Perbedaan ini barangkali tidak serta merta lahir dari perdebatan pikiran biasa, Bisa jadi, hal ini merupakan tanda bahwa masih banyak masyarakat yang belum teredukasi sepenuhnya tentang nilai keislaman itu sendiri atau tidak menutup kemugkinan bahwa pemerintah juga tidak memiliki pemahaman yang cukup baik dalam mengomunikasikan ide syariat pada masyarakat. Bila kita mau sadar dan merefleksikan bersama, memang ada banyak tantangan dalam proses islamisasi kebijakan, penyebabnya tidak lain adalah tantangan zaman yang kita hadapi dari dunia luar dan minimnya penguatan keyakinan keagamaan pada masing-masing individu. Sehingga, hal ini tentu memicu banyak konsekuensi logis pada pikiran masyarakat yang seolah tidak sepakat tentang ide syariat ditataran kebijakan.

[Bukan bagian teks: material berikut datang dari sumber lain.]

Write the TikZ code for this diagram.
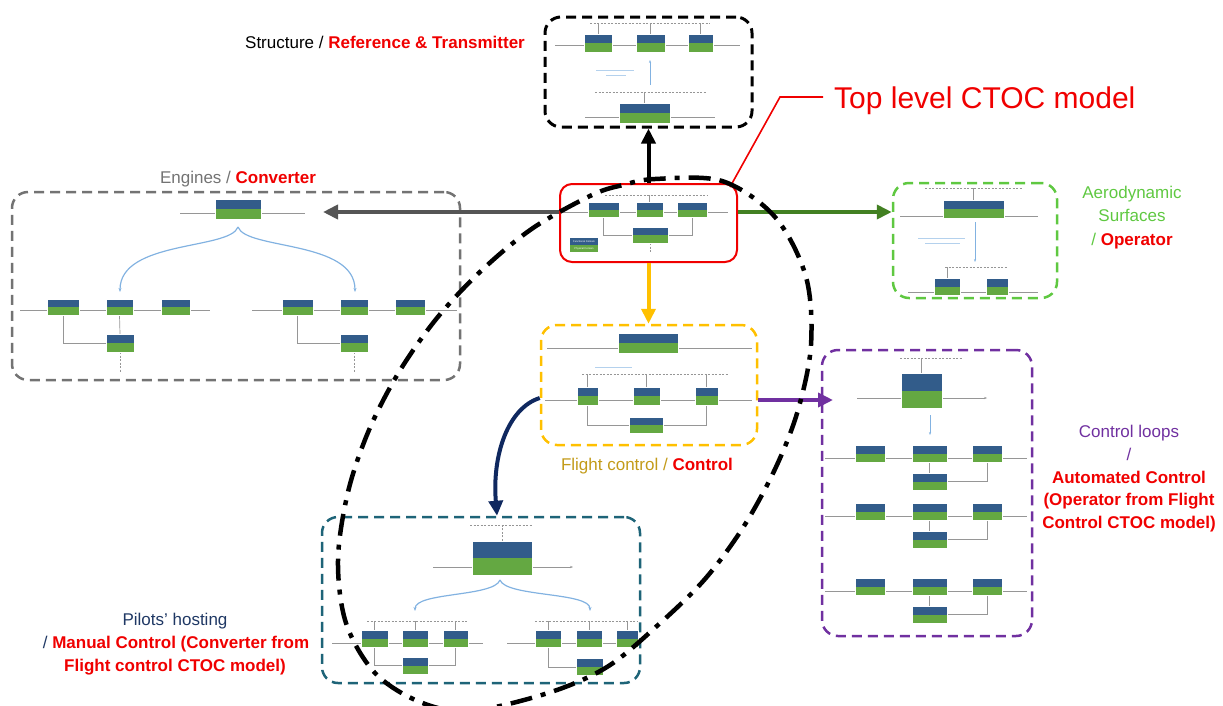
\documentclass[tikz,border=0pt]{standalone}
\usepackage{fontspec}
\setmainfont{Liberation Sans}
\usetikzlibrary{arrows.meta,backgrounds}
\definecolor{cblue}{RGB}{50,92,138}
\definecolor{cgreen}{RGB}{100,168,66}
\definecolor{lblue}{RGB}{130,178,225}
\definecolor{tgray}{RGB}{150,150,150}
\definecolor{engray}{RGB}{115,115,115}
\definecolor{arrgray}{RGB}{85,85,85}
\definecolor{aerogreen}{RGB}{95,200,65}
\definecolor{arrgreen}{RGB}{66,128,34}
\definecolor{fcyellow}{RGB}{255,192,0}
\definecolor{fctext}{RGB}{195,155,25}
\definecolor{clpurple}{RGB}{112,48,160}
\definecolor{pteal}{RGB}{30,100,120}
\definecolor{pnavy}{RGB}{15,40,95}
\definecolor{ptext}{RGB}{31,56,100}
\definecolor{cred}{RGB}{240,0,0}
\begin{document}
\begin{tikzpicture}[x=1pt,y=-1pt,
  blk/.style 2 args={draw=white, line width=0.3pt, fill=cgreen, inner sep=0pt,
    minimum width=#1pt, minimum height=#2pt,
    path picture={\fill[cblue] (path picture bounding box.north west) rectangle (path picture bounding box.east);}},
  bus/.style={draw=tgray, line width=0.7pt},
  dbus/.style={draw=tgray, line width=0.7pt, dash pattern=on 2pt off 1.5pt},
  tick/.style={draw=tgray, line width=0.5pt},
  bigbox/.style={draw=#1, line width=2.5pt, dash pattern=on 10pt off 6pt, rounded corners=16pt, inner sep=0pt},
  bigarrow/.style={draw=#1, line width=4pt, -{Triangle[length=15pt,width=14pt]}},
  lbl/.style={inner sep=0pt, anchor=base, font=\fontsize{17}{20}\selectfont},
  lblb/.style={inner sep=0pt, anchor=base, text=cred, font=\fontsize{17}{20}\selectfont\bfseries},
  brace/.style={draw=lblue, line width=1.2pt},
  dashdot/.style={draw=black, line width=4.5pt, dash pattern=on 22pt off 9pt on 5pt off 9pt},
]
\useasboundingbox (0,0) rectangle (1223,705);
\clip (0,0) rectangle (1223,705);

% ---------------- big boxes ----------------
\node[bigbox=black, line width=3pt, minimum width=207pt, minimum height=110pt] (struct) at (648.5,72) {};
\node[draw=cred, line width=2pt, rounded corners=12pt, inner sep=0pt, minimum width=177pt, minimum height=78pt] (top) at (648.5,223) {};
\node[bigbox=engray, minimum width=448pt, minimum height=188pt] (eng) at (236,286) {};
\node[bigbox=aerogreen, minimum width=164pt, minimum height=115pt] (aero) at (975,240.5) {};
\node[bigbox=fcyellow, minimum width=216pt, minimum height=120pt] (fc) at (649,385) {};
\node[bigbox=clpurple, minimum width=210pt, minimum height=286pt] (cl) at (927,493) {};
\node[bigbox=pteal, minimum width=318pt, minimum height=166pt] (pil) at (481,600) {};

% ---------------- structure thumbnail ----------------
\node[blk={28}{18}] (s1) at (598,43) {};
\node[blk={29}{18}] (s2) at (650.5,43) {};
\node[blk={25}{18}] (s3) at (700.5,43) {};
\node[blk={51}{20}] (s4) at (644.5,113) {};
\begin{scope}[on background layer]
  \draw[bus] (555,45) -- (740,45);
  \draw[dbus] (590,23) -- (710,23);
  \foreach \n in {s1,s2,s3} \draw[tick] (\n.north) -- (\n.north |- 0,23);
  \draw[lblue, line width=0.8pt, -{Stealth[length=3pt]}] (650,85) -- (650,60);
  \draw[lblue!60, line width=1pt] (596,70) -- (634,70) (606,75) -- (626,75);
  \draw[dbus] (595,92) -- (707,92);
  \draw[tick] (s4.north) -- (s4.north |- 0,92);
  \draw[bus] (585,117) -- (715,117);
\end{scope}

% ---------------- top level thumbnail ----------------
\node[blk={31}{15}] (c1) at (603.5,209.5) {};
\node[blk={27}{15}] (c2) at (649.5,209.5) {};
\node[blk={30}{15}] (c3) at (692,209.5) {};
\node[blk={36}{16}] (c4) at (650,235) {};
\node[fill=cblue, inner sep=0pt, minimum width=28pt, minimum height=6.5pt, text=white, font=\fontsize{2.6}{3}\selectfont] (legf) at (584,241.5) {Functional Domain};
\node[fill=cgreen, inner sep=0pt, minimum width=28pt, minimum height=6.5pt, text=white, font=\fontsize{2.6}{3}\selectfont, anchor=north] (legp) at (legf.south) {Physical Domain};
\begin{scope}[on background layer]
  \draw[bus] (562,212) -- (728,212);
  \draw[dbus] (605,195) -- (707,195);
  \draw[tick] (c2.north) -- (c2.north |- 0,195);
  \draw[bus] (c1.south) |- (c4.west);
  \draw[bus] (c4.east) -| (c3.south);
  \draw[dbus] (c4.south) -- ++(0,9);
\end{scope}

% ---------------- engines thumbnail ----------------
\node[blk={46}{20}] (e0) at (238,209) {};
\node[blk={32}{16}] (l1) at (63,307) {};
\node[blk={27}{16}] (l2) at (119.5,307) {};
\node[blk={29}{16}] (l3) at (175.5,307) {};
\node[blk={28}{18}] (l4) at (120,343) {};
\node[blk={31}{16}] (r1) at (297.5,307) {};
\node[blk={28}{16}] (r2) at (354,307) {};
\node[blk={30}{16}] (r3) at (410,307) {};
\node[blk={28}{18}] (r4) at (354,343) {};
\begin{scope}[on background layer]
  \draw[bus] (180,213) -- (305,213);
  \draw[bus] (20,310) -- (210,310);
  \draw[bus] (252,310) -- (457,310);
  \draw[bus] (l1.south) |- (l4.west);
  \draw[bus] (l2.south) -- (l4.north);
  \draw[dbus] (l4.south) -- ++(0,20);
  \draw[bus] (r1.south) |- (r4.west);
  \draw[dbus] (r4.south) -- ++(0,20);
  \draw[brace, -{Stealth[length=4pt]}] (238,227) .. controls (230,250) and (120,240) .. (120,292);
  \draw[brace, -{Stealth[length=4pt]}] (238,227) .. controls (246,250) and (355,240) .. (355,292);
\end{scope}

% ---------------- aerodynamic thumbnail ----------------
\node[blk={61}{18}] (a0) at (973.5,209) {};
\node[blk={26}{17}] (a1) at (947,286.5) {};
\node[blk={22}{17}] (a2) at (997,286.5) {};
\begin{scope}[on background layer]
  \draw[dbus] (925,188) -- (1022,188);
  \draw[tick] (a0.north) -- (a0.north |- 0,188);
  \draw[bus] (900,216) -- (1038,216);
  \draw[lblue, line width=0.8pt, -{Stealth[length=3pt]}] (975,222) -- (975,262);
  \draw[lblue!60, line width=1pt] (918,238) -- (965,238) (925,243) -- (960,243);
  \draw[dbus] (945,267) -- (1008,267);
  \draw[tick] (a1.north) -- (a1.north |- 0,267);
  \draw[bus] (908,292) -- (1038,292);
\end{scope}

% ---------------- flight control thumbnail ----------------
\node[blk={60}{20}] (f0) at (648,343) {};
\node[blk={21}{18}] (f1) at (587.5,396) {};
\node[blk={27}{18}] (f2) at (646.5,396) {};
\node[blk={23}{18}] (f3) at (706.5,396) {};
\node[blk={34}{16}] (f4) at (646,425) {};
\begin{scope}[on background layer]
  \draw[bus] (547,348) -- (752,348);
  \draw[lblue!60, line width=1pt] (595,367) -- (632,367);
  \draw[dbus] (582,374) -- (728,374);
  \foreach \n in {f1,f2,f3} \draw[tick] (\n.north) -- (\n.north |- 0,374);
  \draw[bus] (545,400) -- (752,400);
  \draw[bus] (f1.south) |- (f4.west);
  \draw[bus] (f4.east) -| (f3.south);
\end{scope}

% ---------------- control loops thumbnail ----------------
\node[blk={41}{35}] (k0) at (921.5,390.5) {};
\begin{scope}[on background layer]
  \draw[dbus] (900,358) -- (962,358);
  \draw[tick] (k0.north) -- (k0.north |- 0,358);
  \draw[bus, -{Stealth[length=3pt]}] (857,398) -- (987,398);
  \draw[lblue, line width=0.8pt, -{Stealth[length=3pt]}] (930,415) -- (930,435);
\end{scope}
\foreach \t/\i in {445/1,503/2,578/3}{
  \node[blk={30}{17}] (kA\i) at (870,{\t+8.5}) {};
  \node[blk={35}{17}] (kB\i) at (929.5,{\t+8.5}) {};
  \node[blk={30}{17}] (kC\i) at (987,{\t+8.5}) {};
  \node[blk={35}{17}] (kD\i) at (929.5,{\t+36.5}) {};
  \begin{scope}[on background layer]
    \draw[bus] (825,{\t+13}) -- (1027,{\t+13});
    \draw[bus] (kB\i.south) -- (kD\i.north);
    \draw[bus] (kD\i.east) -| (kC\i.south);
  \end{scope}
}

% ---------------- pilots thumbnail ----------------
\node[blk={60}{34}] (p0) at (502,558) {};
\node[blk={27}{17}] (pl1) at (374.5,638.5) {};
\node[blk={26}{17}] (pl2) at (415,638.5) {};
\node[blk={25}{17}] (pl3) at (455.5,638.5) {};
\node[blk={26}{17}] (pl4) at (415,665.5) {};
\node[blk={26}{17}] (pr1) at (548,638.5) {};
\node[blk={26}{17}] (pr2) at (589,638.5) {};
\node[blk={22}{17}] (pr3) at (627,638.5) {};
\node[blk={27}{17}] (pr4) at (589.5,667) {};
\begin{scope}[on background layer]
  \draw[dbus] (470,525) -- (533,525);
  \draw[dbus] (p0.north) -- (p0.north |- 0,525);
  \draw[bus, -{Stealth[length=3pt]}] (433,567) -- (573,567);
  \draw[brace, -{Stealth[length=4pt]}] (500,580) .. controls (494,597) and (415,592) .. (415,611);
  \draw[brace, -{Stealth[length=4pt]}] (500,580) .. controls (506,597) and (590,592) .. (590,611);
  \draw[dbus] (367,621) -- (467,621);
  \foreach \n in {pl1,pl2,pl3} \draw[tick] (\n.north) -- (\n.north |- 0,621);
  \draw[bus] (332,643) -- (483,643);
  \draw[bus] (pl1.south) |- (pl4.west);
  \draw[bus] (pl4.east) -| (pl3.south);
  \draw[dbus] (535,621) -- (638,621);
  \foreach \n in {pr1,pr2,pr3} \draw[tick] (\n.north) -- (\n.north |- 0,621);
  \draw[bus] (507,643) -- (638,643);
  \draw[bus] (pr1.south) |- (pr4.west);
\end{scope}

% ---------------- main arrows ----------------
\coordinate (engtip) at (323,212);
\coordinate (cltip) at (833,400);
\draw[bigarrow=black] (top.north) -- (struct.south);
\draw[bigarrow=arrgray] (top.west |- 0,212) -- (engtip);
\draw[bigarrow=arrgreen] (top.east |- 0,212) -- (aero.west |- 0,212);
\draw[bigarrow=fcyellow] (top.south) -- (top.south |- fc.north);
\draw[bigarrow=clpurple] (fc.east |- 0,400) -- (cltip);
\draw[bigarrow=pnavy] (fc.west |- 0,398) .. controls (508,408) and (492,455) .. (pil.north -| 497,0);

% ---------------- red leader and title ----------------
\coordinate (ldA) at (730,187);
\coordinate (ldB) at (780,97);
\coordinate (ldC) at (823,97);
\draw[cred, line width=1.6pt] (ldA) -- (ldB) -- (ldC);
\node[inner sep=0pt, anchor=base west, text=cred, font=\fontsize{30}{32}\selectfont] (ttl) at (834,108) {Top level CTOC model};

% ---------------- labels ----------------
\node[lbl] (lstruct) at (385,48) {Structure / \textcolor{cred}{\bfseries Reference \& Transmitter}};
\node[lbl] (leng) at (238,183) {\textcolor{engray}{Engines /} \textcolor{cred}{\bfseries Converter}};
\node[lbl, text=aerogreen] (laero1) at (1132,198) {Aerodynamic};
\node[lbl, text=aerogreen] (laero2) at (1132,221) {Surfaces};
\node[lbl, text=aerogreen] (laero3) at (1132,245) {/ \textcolor{cred}{\bfseries Operator}};
\node[lbl, text=fctext] (lfc) at (647,470) {Flight control / \textcolor{cred}{\bfseries Control}};
\node[lbl, text=clpurple] (lcl1) at (1129,437) {Control loops};
\node[lbl, text=clpurple] (lcl2) at (1129,460) {/};
\node[lblb] (lcl3) at (1129,483) {Automated Control};
\node[lblb] (lcl4) at (1129,505) {(Operator from Flight};
\node[lblb] (lcl5) at (1129,528) {Control CTOC model)};
\node[lbl, text=ptext] (lp1) at (175,625) {Pilots' hosting};
\node[lbl, text=ptext] (lp2) at (176,648) {/ \textcolor{cred}{\bfseries Manual Control (Converter from}};
\node[lblb] (lp3) at (175,671) {Flight control CTOC model)};

% ---------------- dash-dot loop ----------------
\draw[dashdot] plot[smooth cycle, tension=0.55] coordinates {
  (655,179) (722,181) (775,217) (806,277) (811,345) (798,410) (776,467)
  (744,526) (705,579) (658,625) (607,667) (548,693) (470,711) (420,702)
  (375,673) (346,623) (338,560) (348,492) (369,430) (399,372) (437,318)
  (482,270) (533,228) (592,195) (623,185)};
\end{tikzpicture}
\end{document}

Polemik kebijakan tentang penguatan Syariat Islam sebenarnya bukan yang pertama kalinya, sebelum pengangkatan masalah yang terakomodasi dalam SE ini, Aceh juga pernah mengalami polemik tentang maraknya game online yang dinilai memiliki dampak buruk sehingga keluarlah fatwa haram dari ulama beserta rinciannya, serba-serbi larangan konser dan tempat hiburan seperti bioskop yang dinilai akan mengancam tujuan penguatan syariat Islam di Aceh juga menjadi topik yang bersliweran dikalangan masyarakat.
Berdasarkan fenomena ini, tampaknya kita perlu berbenah terkait arah syariat yang ingin kita capai dari segi komprehensifitasnya. Sebenarnya, ada banyak persoalan yang harus didahulukan untuk dapat mewujudkan aceh dalam bingkai syariat. Sebab makna syariat sendiri begitu luas dalam aplikasinya. Setidaknya pemerintah dapat memetakan berbagai masalah yang dihadapi aceh dimulai dari yang terbesar hingga yang terkecil, seperti persoalan pendidikan, kemiskinan, lapangan kerja, dan kesehatan adalah hal sentral harus diperhatikan sebelum faktor penunjang lain seperti tatanan sosial yang bisa jadi merupakan konsekuensi logis dari buruknya pengelolaan dari beberapa aspek tersebut.
Dimensi inilah yang seharusnya diprioritaskan tanpa melupakan pentingnya dimensi syariat pada aspek sosial kemasyarakatan. Dengan demikian, saat sumber daya manusianya sudah cukup mumpuni, dan kemudian pemerintah menerbitkan peraturan yang sesuai dengan Syariat Islam, masyarakat tidak akan merasa keberatan dengan pemahaman yang sudah baik serta ekologi yang mendukung. Jadi, kebijakan seharusnya tidak sekedar melalui metode preventif dan represif atas suatu masalah sosial, hendaknya pemerintah juga memastikan bahwa pemahaman yang diberikan kepada masyarakat dan faktor pendukung lainnya cukup baik sebagai penunjang ekologi sosial masyarakat.
Tak berhenti sampai disitu, pemerintah juga harus memiliki pemahaman yang cukup terhadap teori dan konsep dalam perumusan suatu kebijakan. Jangan sampai pemangku kebijakan juga tampak tidak terdidik dengan begitu baik dalam menetapkan kebijakan, sehingga arah yang ingin dicapai seperti mimpi di siang bolong. Menginginkan pengingkatan syariat, tapi sebenarnya tidak begitu siap.